Given data →
■ ■ ■ ■

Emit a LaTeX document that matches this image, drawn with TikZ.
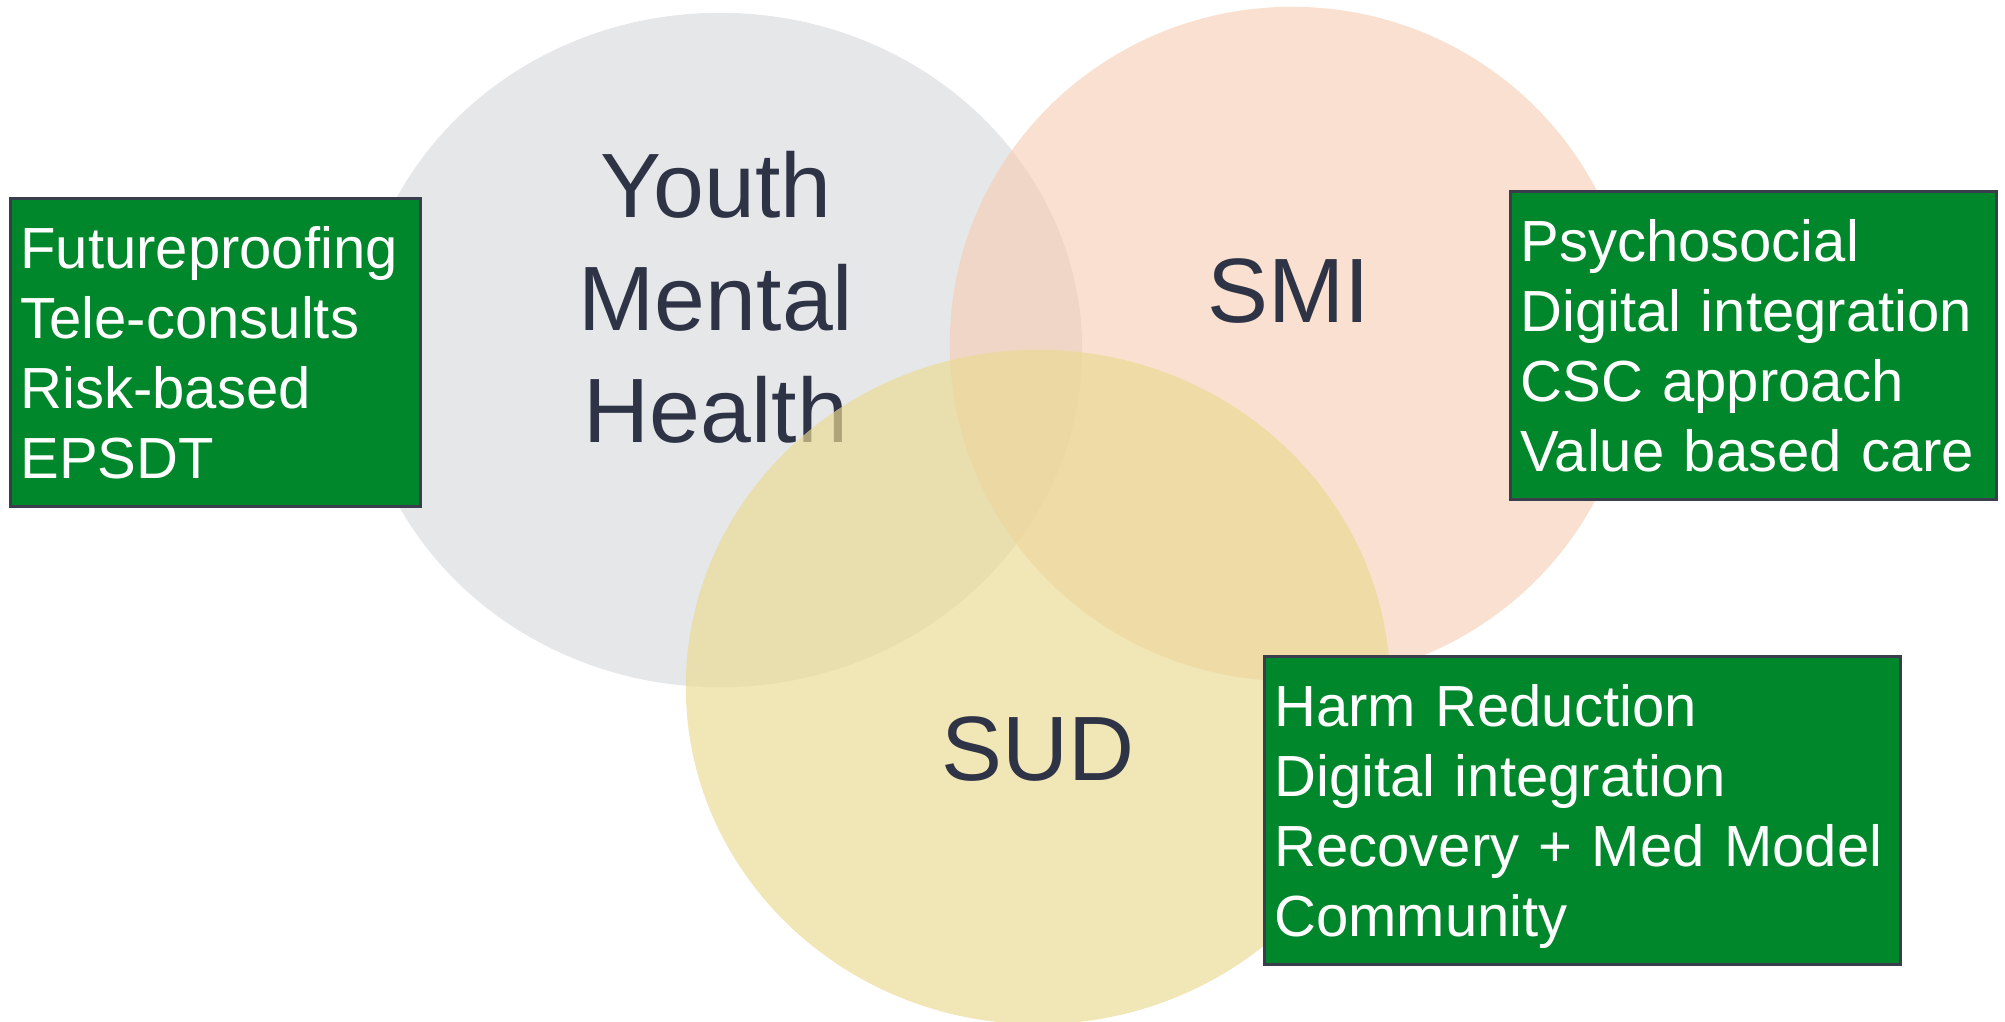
\documentclass[tikz,border=0pt]{standalone}
\usepackage{fontspec}
\setmainfont{Liberation Sans}
\definecolor{ymhgray}{RGB}{230,231,233}
\definecolor{smipeach}{RGB}{247,204,176}
\definecolor{sudyellow}{RGB}{234,218,147}
\definecolor{labelnavy}{RGB}{46,52,70}
\definecolor{boxgreen}{RGB}{0,134,43}
\definecolor{boxline}{RGB}{58,62,76}
\tikzset{
	venn/.style 2 args={fill=#1,fill opacity=#2},
	bigword/.style={text=labelnavy,font=\fontsize{26}{31.9}\selectfont,align=center,text width=5cm,anchor=base},
	greenbox/.style={draw=boxline,fill=boxgreen,line width=0.8pt,text=white,font=\fontsize{16.5}{19.9}\selectfont,align=left,anchor=north west,inner xsep=0.1cm,inner ysep=0.1cm,text height=0.6cm,text depth=2.28cm}
}
\begin{document}
\begin{tikzpicture}[x=0.01cm,y=-0.01cm]
	\useasboundingbox (0,0) rectangle (2005,1022);

	\fill [venn={ymhgray}{1}] (720,350) ellipse [x radius=3.62cm, y radius=3.37cm];
	\node [bigword] (ymh) at (716,218) {Youth\\Mental\\Health};

	\fill [venn={smipeach}{0.6}] (1292,344) ellipse [x radius=3.42cm, y radius=3.37cm];
	\node [bigword] (smi) at (1289,323) {SMI};

	\fill [venn={sudyellow}{0.68}] (1038,687) ellipse [x radius=3.52cm, y radius=3.37cm];
	\node [bigword] (sud) at (1038,781) {SUD};

	\node [greenbox,text width=3.9cm] (ymhbox) at (9,197) {Futureproofing\\Tele-consults\\Risk-based\\EPSDT};
	\node [greenbox,text width=4.66cm] (smibox) at (1509,190) {Psychosocial\\Digital integration\\CSC approach\\Value based care};
	\node [greenbox,text width=6.16cm] (sudbox) at (1263,655) {Harm Reduction\\Digital integration\\Recovery + Med Model\\Community};
\end{tikzpicture}
\end{document}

■ ■ ■ ■

Objective →
Write out, word for word, the lines from the start of the data through the one holding "[bigword] (smi) at". Omit pictures.

Worked answer →
Emit a LaTeX document that matches this image, drawn with TikZ.
\documentclass[tikz,border=0pt]{standalone}
\usepackage{fontspec}
\setmainfont{Liberation Sans}
\definecolor{ymhgray}{RGB}{230,231,233}
\definecolor{smipeach}{RGB}{247,204,176}
\definecolor{sudyellow}{RGB}{234,218,147}
\definecolor{labelnavy}{RGB}{46,52,70}
\definecolor{boxgreen}{RGB}{0,134,43}
\definecolor{boxline}{RGB}{58,62,76}
\tikzset{
	venn/.style 2 args={fill=#1,fill opacity=#2},
	bigword/.style={text=labelnavy,font=\fontsize{26}{31.9}\selectfont,align=center,text width=5cm,anchor=base},
	greenbox/.style={draw=boxline,fill=boxgreen,line width=0.8pt,text=white,font=\fontsize{16.5}{19.9}\selectfont,align=left,anchor=north west,inner xsep=0.1cm,inner ysep=0.1cm,text height=0.6cm,text depth=2.28cm}
}
\begin{document}
\begin{tikzpicture}[x=0.01cm,y=-0.01cm]
	\useasboundingbox (0,0) rectangle (2005,1022);

	\fill [venn={ymhgray}{1}] (720,350) ellipse [x radius=3.62cm, y radius=3.37cm];
	\node [bigword] (ymh) at (716,218) {Youth\\Mental\\Health};

	\fill [venn={smipeach}{0.6}] (1292,344) ellipse [x radius=3.42cm, y radius=3.37cm];
	\node [bigword] (smi) at (1289,323) {SMI};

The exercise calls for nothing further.